_RAW DATA_:

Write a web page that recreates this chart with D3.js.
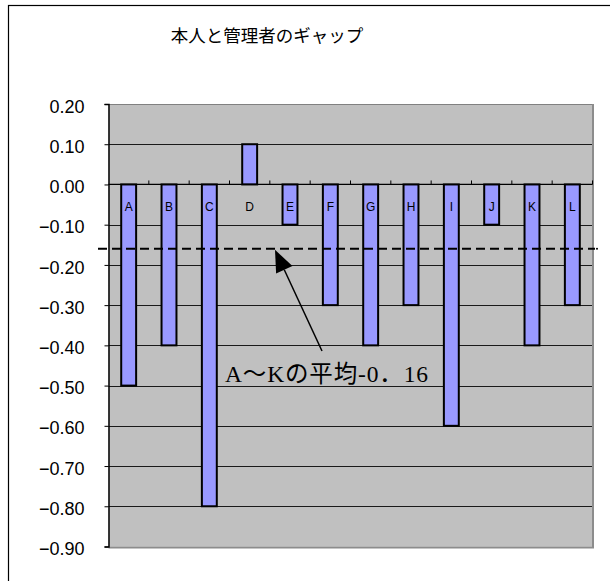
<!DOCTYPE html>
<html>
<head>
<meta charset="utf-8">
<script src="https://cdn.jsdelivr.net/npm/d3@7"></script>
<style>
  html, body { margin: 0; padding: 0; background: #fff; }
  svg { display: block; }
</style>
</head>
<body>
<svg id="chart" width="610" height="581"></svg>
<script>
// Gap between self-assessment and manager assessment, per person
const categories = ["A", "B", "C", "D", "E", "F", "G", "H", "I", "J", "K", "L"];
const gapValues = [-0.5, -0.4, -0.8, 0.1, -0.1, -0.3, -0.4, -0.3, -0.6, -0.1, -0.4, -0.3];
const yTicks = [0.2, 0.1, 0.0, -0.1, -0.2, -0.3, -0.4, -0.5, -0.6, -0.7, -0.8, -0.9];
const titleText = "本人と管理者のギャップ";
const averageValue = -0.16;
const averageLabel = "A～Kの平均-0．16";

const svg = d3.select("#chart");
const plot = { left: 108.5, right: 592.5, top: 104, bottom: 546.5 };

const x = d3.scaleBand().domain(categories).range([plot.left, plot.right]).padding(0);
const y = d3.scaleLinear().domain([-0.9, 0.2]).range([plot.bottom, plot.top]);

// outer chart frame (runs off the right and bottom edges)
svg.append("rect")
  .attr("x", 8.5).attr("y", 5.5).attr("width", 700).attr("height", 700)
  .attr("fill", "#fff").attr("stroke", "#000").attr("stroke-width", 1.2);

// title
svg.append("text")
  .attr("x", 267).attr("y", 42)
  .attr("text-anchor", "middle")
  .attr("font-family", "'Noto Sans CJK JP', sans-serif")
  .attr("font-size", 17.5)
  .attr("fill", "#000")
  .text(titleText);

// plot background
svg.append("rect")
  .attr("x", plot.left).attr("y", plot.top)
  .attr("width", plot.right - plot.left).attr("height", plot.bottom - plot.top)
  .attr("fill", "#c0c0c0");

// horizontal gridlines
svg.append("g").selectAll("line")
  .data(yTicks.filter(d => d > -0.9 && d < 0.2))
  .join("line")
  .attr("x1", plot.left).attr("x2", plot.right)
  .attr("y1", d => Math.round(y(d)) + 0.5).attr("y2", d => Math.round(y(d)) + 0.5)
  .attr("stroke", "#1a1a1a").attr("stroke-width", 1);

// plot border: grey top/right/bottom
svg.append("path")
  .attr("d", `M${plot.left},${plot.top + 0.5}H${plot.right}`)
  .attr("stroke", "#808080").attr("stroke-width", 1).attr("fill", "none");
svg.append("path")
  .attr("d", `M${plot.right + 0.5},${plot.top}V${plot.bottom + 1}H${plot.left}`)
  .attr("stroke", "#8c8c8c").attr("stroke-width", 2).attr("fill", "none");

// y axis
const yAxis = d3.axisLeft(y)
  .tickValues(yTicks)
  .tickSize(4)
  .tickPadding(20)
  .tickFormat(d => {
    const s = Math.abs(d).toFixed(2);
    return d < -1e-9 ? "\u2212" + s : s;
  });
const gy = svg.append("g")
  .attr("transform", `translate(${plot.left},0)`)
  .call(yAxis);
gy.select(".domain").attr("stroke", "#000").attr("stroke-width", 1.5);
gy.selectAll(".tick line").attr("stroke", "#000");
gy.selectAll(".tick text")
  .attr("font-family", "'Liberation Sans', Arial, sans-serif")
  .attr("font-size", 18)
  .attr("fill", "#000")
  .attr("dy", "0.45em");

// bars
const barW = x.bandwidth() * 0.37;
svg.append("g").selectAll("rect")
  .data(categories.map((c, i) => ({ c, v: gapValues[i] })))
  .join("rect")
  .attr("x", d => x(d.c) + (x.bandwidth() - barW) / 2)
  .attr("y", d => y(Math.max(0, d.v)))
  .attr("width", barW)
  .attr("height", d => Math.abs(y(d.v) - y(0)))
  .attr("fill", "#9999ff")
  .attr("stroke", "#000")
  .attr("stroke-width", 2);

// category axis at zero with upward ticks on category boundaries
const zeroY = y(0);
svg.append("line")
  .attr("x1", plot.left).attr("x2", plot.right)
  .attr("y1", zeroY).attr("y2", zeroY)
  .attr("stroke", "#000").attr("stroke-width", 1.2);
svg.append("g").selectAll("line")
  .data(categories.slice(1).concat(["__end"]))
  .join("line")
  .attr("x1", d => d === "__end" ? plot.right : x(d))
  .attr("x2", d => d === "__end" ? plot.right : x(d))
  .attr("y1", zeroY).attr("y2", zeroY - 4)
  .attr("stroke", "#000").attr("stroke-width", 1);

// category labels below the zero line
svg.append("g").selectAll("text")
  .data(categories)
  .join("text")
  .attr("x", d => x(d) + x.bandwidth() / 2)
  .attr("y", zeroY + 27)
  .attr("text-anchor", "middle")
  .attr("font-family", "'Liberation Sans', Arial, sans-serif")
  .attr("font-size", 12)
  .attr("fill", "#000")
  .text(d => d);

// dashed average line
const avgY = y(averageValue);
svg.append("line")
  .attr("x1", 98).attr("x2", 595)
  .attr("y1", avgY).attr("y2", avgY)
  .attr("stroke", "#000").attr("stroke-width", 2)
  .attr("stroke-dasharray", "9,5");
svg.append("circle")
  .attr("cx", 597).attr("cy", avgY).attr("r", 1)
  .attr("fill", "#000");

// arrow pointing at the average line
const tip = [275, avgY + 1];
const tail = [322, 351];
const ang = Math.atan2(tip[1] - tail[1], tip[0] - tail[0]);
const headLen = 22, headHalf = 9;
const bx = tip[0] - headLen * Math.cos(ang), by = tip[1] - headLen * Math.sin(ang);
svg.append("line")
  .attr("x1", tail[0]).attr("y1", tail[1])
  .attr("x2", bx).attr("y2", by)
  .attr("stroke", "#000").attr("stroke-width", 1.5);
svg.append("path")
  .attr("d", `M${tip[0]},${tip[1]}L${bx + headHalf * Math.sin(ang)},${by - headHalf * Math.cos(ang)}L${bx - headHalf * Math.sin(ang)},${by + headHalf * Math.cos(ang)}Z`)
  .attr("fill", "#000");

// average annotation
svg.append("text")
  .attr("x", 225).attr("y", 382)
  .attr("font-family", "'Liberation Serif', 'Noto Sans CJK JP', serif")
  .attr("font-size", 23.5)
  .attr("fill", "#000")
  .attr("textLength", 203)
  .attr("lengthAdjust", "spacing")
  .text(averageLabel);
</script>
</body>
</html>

_REQUIRED WORK_: Your copy of the data should match it exactly, except that pictures are left out.

_EXPECTED ANSWER_:
Write a web page that recreates this chart with D3.js.
<!DOCTYPE html>
<html>
<head>
<meta charset="utf-8">
<script src="https://cdn.jsdelivr.net/npm/d3@7"></script>
<style>
  html, body { margin: 0; padding: 0; background: #fff; }
  svg { display: block; }
</style>
</head>
<body>
<svg id="chart" width="610" height="581"></svg>
<script>
// Gap between self-assessment and manager assessment, per person
const categories = ["A", "B", "C", "D", "E", "F", "G", "H", "I", "J", "K", "L"];
const gapValues = [-0.5, -0.4, -0.8, 0.1, -0.1, -0.3, -0.4, -0.3, -0.6, -0.1, -0.4, -0.3];
const yTicks = [0.2, 0.1, 0.0, -0.1, -0.2, -0.3, -0.4, -0.5, -0.6, -0.7, -0.8, -0.9];
const titleText = "本人と管理者のギャップ";
const averageValue = -0.16;
const averageLabel = "A～Kの平均-0．16";

const svg = d3.select("#chart");
const plot = { left: 108.5, right: 592.5, top: 104, bottom: 546.5 };

const x = d3.scaleBand().domain(categories).range([plot.left, plot.right]).padding(0);
const y = d3.scaleLinear().domain([-0.9, 0.2]).range([plot.bottom, plot.top]);

// outer chart frame (runs off the right and bottom edges)
svg.append("rect")
  .attr("x", 8.5).attr("y", 5.5).attr("width", 700).attr("height", 700)
  .attr("fill", "#fff").attr("stroke", "#000").attr("stroke-width", 1.2);

// title
svg.append("text")
  .attr("x", 267).attr("y", 42)
  .attr("text-anchor", "middle")
  .attr("font-family", "'Noto Sans CJK JP', sans-serif")
  .attr("font-size", 17.5)
  .attr("fill", "#000")
  .text(titleText);

// plot background
svg.append("rect")
  .attr("x", plot.left).attr("y", plot.top)
  .attr("width", plot.right - plot.left).attr("height", plot.bottom - plot.top)
  .attr("fill", "#c0c0c0");

// horizontal gridlines
svg.append("g").selectAll("line")
  .data(yTicks.filter(d => d > -0.9 && d < 0.2))
  .join("line")
  .attr("x1", plot.left).attr("x2", plot.right)
  .attr("y1", d => Math.round(y(d)) + 0.5).attr("y2", d => Math.round(y(d)) + 0.5)
  .attr("stroke", "#1a1a1a").attr("stroke-width", 1);

// plot border: grey top/right/bottom
svg.append("path")
  .attr("d", `M${plot.left},${plot.top + 0.5}H${plot.right}`)
  .attr("stroke", "#808080").attr("stroke-width", 1).attr("fill", "none");
svg.append("path")
  .attr("d", `M${plot.right + 0.5},${plot.top}V${plot.bottom + 1}H${plot.left}`)
  .attr("stroke", "#8c8c8c").attr("stroke-width", 2).attr("fill", "none");

// y axis
const yAxis = d3.axisLeft(y)
  .tickValues(yTicks)
  .tickSize(4)
  .tickPadding(20)
  .tickFormat(d => {
    const s = Math.abs(d).toFixed(2);
    return d < -1e-9 ? "\u2212" + s : s;
  });
const gy = svg.append("g")
  .attr("transform", `translate(${plot.left},0)`)
  .call(yAxis);
gy.select(".domain").attr("stroke", "#000").attr("stroke-width", 1.5);
gy.selectAll(".tick line").attr("stroke", "#000");
gy.selectAll(".tick text")
  .attr("font-family", "'Liberation Sans', Arial, sans-serif")
  .attr("font-size", 18)
  .attr("fill", "#000")
  .attr("dy", "0.45em");

// bars
const barW = x.bandwidth() * 0.37;
svg.append("g").selectAll("rect")
  .data(categories.map((c, i) => ({ c, v: gapValues[i] })))
  .join("rect")
  .attr("x", d => x(d.c) + (x.bandwidth() - barW) / 2)
  .attr("y", d => y(Math.max(0, d.v)))
  .attr("width", barW)
  .attr("height", d => Math.abs(y(d.v) - y(0)))
  .attr("fill", "#9999ff")
  .attr("stroke", "#000")
  .attr("stroke-width", 2);

// category axis at zero with upward ticks on category boundaries
const zeroY = y(0);
svg.append("line")
  .attr("x1", plot.left).attr("x2", plot.right)
  .attr("y1", zeroY).attr("y2", zeroY)
  .attr("stroke", "#000").attr("stroke-width", 1.2);
svg.append("g").selectAll("line")
  .data(categories.slice(1).concat(["__end"]))
  .join("line")
  .attr("x1", d => d === "__end" ? plot.right : x(d))
  .attr("x2", d => d === "__end" ? plot.right : x(d))
  .attr("y1", zeroY).attr("y2", zeroY - 4)
  .attr("stroke", "#000").attr("stroke-width", 1);

// category labels below the zero line
svg.append("g").selectAll("text")
  .data(categories)
  .join("text")
  .attr("x", d => x(d) + x.bandwidth() / 2)
  .attr("y", zeroY + 27)
  .attr("text-anchor", "middle")
  .attr("font-family", "'Liberation Sans', Arial, sans-serif")
  .attr("font-size", 12)
  .attr("fill", "#000")
  .text(d => d);

// dashed average line
const avgY = y(averageValue);
svg.append("line")
  .attr("x1", 98).attr("x2", 595)
  .attr("y1", avgY).attr("y2", avgY)
  .attr("stroke", "#000").attr("stroke-width", 2)
  .attr("stroke-dasharray", "9,5");
svg.append("circle")
  .attr("cx", 597).attr("cy", avgY).attr("r", 1)
  .attr("fill", "#000");

// arrow pointing at the average line
const tip = [275, avgY + 1];
const tail = [322, 351];
const ang = Math.atan2(tip[1] - tail[1], tip[0] - tail[0]);
const headLen = 22, headHalf = 9;
const bx = tip[0] - headLen * Math.cos(ang), by = tip[1] - headLen * Math.sin(ang);
svg.append("line")
  .attr("x1", tail[0]).attr("y1", tail[1])
  .attr("x2", bx).attr("y2", by)
  .attr("stroke", "#000").attr("stroke-width", 1.5);
svg.append("path")
  .attr("d", `M${tip[0]},${tip[1]}L${bx + headHalf * Math.sin(ang)},${by - headHalf * Math.cos(ang)}L${bx - headHalf * Math.sin(ang)},${by + headHalf * Math.cos(ang)}Z`)
  .attr("fill", "#000");

// average annotation
svg.append("text")
  .attr("x", 225).attr("y", 382)
  .attr("font-family", "'Liberation Serif', 'Noto Sans CJK JP', serif")
  .attr("font-size", 23.5)
  .attr("fill", "#000")
  .attr("textLength", 203)
  .attr("lengthAdjust", "spacing")
  .text(averageLabel);
</script>
</body>
</html>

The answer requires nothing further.